M2 - "Einmal ausschlafen"
Die Frauenrechtlerin Adelheid Popp (1869-1939) war das jüngste von 15 Kindern einer Weberfamilie, von denen nur vier überlebten. Ihr Vater starb, als Adelheid sechs Jahre alt war. Nach drei Jahren Schule musste sie als zehnjähriges Kind in der Fabrik arbeiten. Darüber berichtet sie später: Wir zogen in die Stadt zu einem alten Ehepaar in eine kleine Kammer, wo in einem Bett das Ehepaar, im andern meine Mutter und ich schliefen. Ich wurde in einer Werkstätte aufgenommen, wo ich Tücher häkeln lernte; bei zwölfstündiger fleißiger Arbeit verdiente ich 20 bis 25 Kreuzer am Tag. Wenn ich noch Arbeit für die Nacht mit nach Hause mitnahm, so wurden es einige Kreuzer mehr. Wenn ich frühmorgens um 6 Uhr in die Arbeit laufen mußte, dann schliefen andere Kinder meines Alters noch. Wenn ich um 8 Uhr abends nach Hause eilte, dann gingen die anderen gut genährt und gepflegt zu Bette. Während ich gebückt bei meiner Arbeit saßen und Masche an Masche reihte, spielten sie, gingen spazieren oder sie saßen in der Schule. Damals nahm ich mein Los als etwas Selbstverständliches hin, nur ein heißer Wunsch überkam mich immer wieder: mich nur einmal ausschlafen zu können. Schlafen wollt ich, bis ich selbst erwachte, das stellte ich mir als das Herrlichste und Schönste vor. Wenn ich dann manchmal das Glück hatte, schlafen zu können, dann war es erst kein Glück, dann war Arbeitslosigkeit oder Krankheit die Veranlassung.

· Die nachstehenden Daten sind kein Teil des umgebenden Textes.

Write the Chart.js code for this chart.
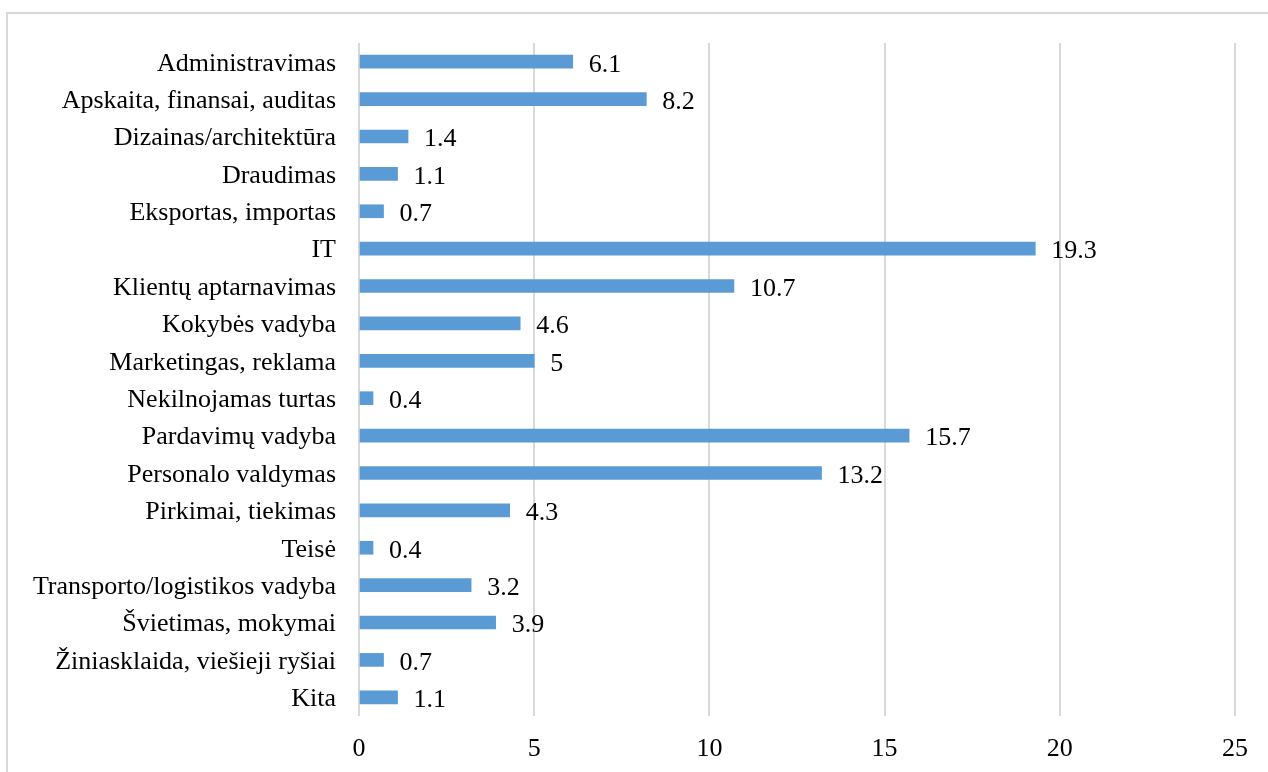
<!DOCTYPE html>
<html>
<head>
<meta charset="utf-8">
<script src="https://cdn.jsdelivr.net/npm/chart.js@4"></script>
<style>
  html, body { margin: 0; padding: 0; background: #fff; overflow: hidden; }
  #wrap { position: relative; width: 1268px; height: 772px; }
  #frame {
    position: absolute; left: 6px; top: 12px; width: 1300px; height: 800px;
    border: 2px solid #D9D9D9; box-sizing: border-box; pointer-events: none;
  }
  canvas { position: absolute; left: 0; top: 0; }
</style>
</head>
<body>
<div id="wrap">
  <div id="frame"></div>
  <canvas id="chart" width="1268" height="772"></canvas>
</div>
<script>
const categories = [
    'Administravimas',
    'Apskaita, finansai, auditas',
    'Dizainas/architektūra',
    'Draudimas',
    'Eksportas, importas',
    'IT',
    'Klientų aptarnavimas',
    'Kokybės vadyba',
    'Marketingas, reklama',
    'Nekilnojamas turtas',
    'Pardavimų vadyba',
    'Personalo valdymas',
    'Pirkimai, tiekimas',
    'Teisė',
    'Transporto/logistikos vadyba',
    'Švietimas, mokymai',
    'Žiniasklaida, viešieji ryšiai',
    'Kita'
];
const shares = [6.1, 8.2, 1.4, 1.1, 0.7, 19.3, 10.7, 4.6, 5, 0.4, 15.7, 13.2, 4.3, 0.4, 3.2, 3.9, 0.7, 1.1];
const xTicks = [0, 5, 10, 15, 20, 25];

const FONT = '"Liberation Serif", "Times New Roman", serif';

// draw the value next to each bar end
const valueLabels = {
    id: 'valueLabels',
    afterDatasetsDraw(chart) {
        const ctx = chart.ctx;
        const meta = chart.getDatasetMeta(0);
        ctx.save();
        ctx.font = '26px ' + FONT;
        ctx.fillStyle = '#000';
        ctx.textAlign = 'left';
        ctx.textBaseline = 'middle';
        meta.data.forEach((bar, i) => {
            ctx.fillText(String(shares[i]), bar.x + 16, bar.y + 3);
        });
        ctx.restore();
    }
};

new Chart(document.getElementById('chart'), {
    type: 'bar',
    data: {
        labels: categories,
        datasets: [{
            data: shares,
            backgroundColor: '#5B9BD5',
            barThickness: 13
        }]
    },
    options: {
        indexAxis: 'y',
        responsive: false,
        animation: false,
        layout: { padding: { top: 43, right: 33, bottom: 0, left: 0 } },
        plugins: {
            legend: { display: false },
            tooltip: { enabled: false }
        },
        scales: {
            x: {
                min: 0,
                max: 25,
                afterBuildTicks(scale) {
                    scale.ticks = xTicks.map(v => ({ value: v }));
                },
                afterFit(scale) { scale.height = 56; },
                grid: { color: '#D9D9D9', lineWidth: 2, drawTicks: false },
                border: { display: false },
                ticks: {
                    padding: 18,
                    color: '#000',
                    font: { family: FONT, size: 26 }
                }
            },
            y: {
                afterFit(scale) { scale.width = 359; },
                grid: { display: false },
                border: { display: false },
                ticks: {
                    padding: 15,
                    labelOffset: 2,
                    color: '#000',
                    autoSkip: false,
                    font: { family: FONT, size: 26 }
                }
            }
        }
    },
    plugins: [valueLabels]
});
</script>
</body>
</html>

Wie oft an kalten Wintertagen, wenn ich abends die Finger schon so erstarrt hatte, daß ich die Nadel nicht mehr führen konnte, ging ich zu Bett mit dem Bewußtsein, daß ich morgens umso früher aufstehen musste.
Quelle: Popp, Adelheid: Jugend einer Arbeiterin, Bonn 1980, S. 36.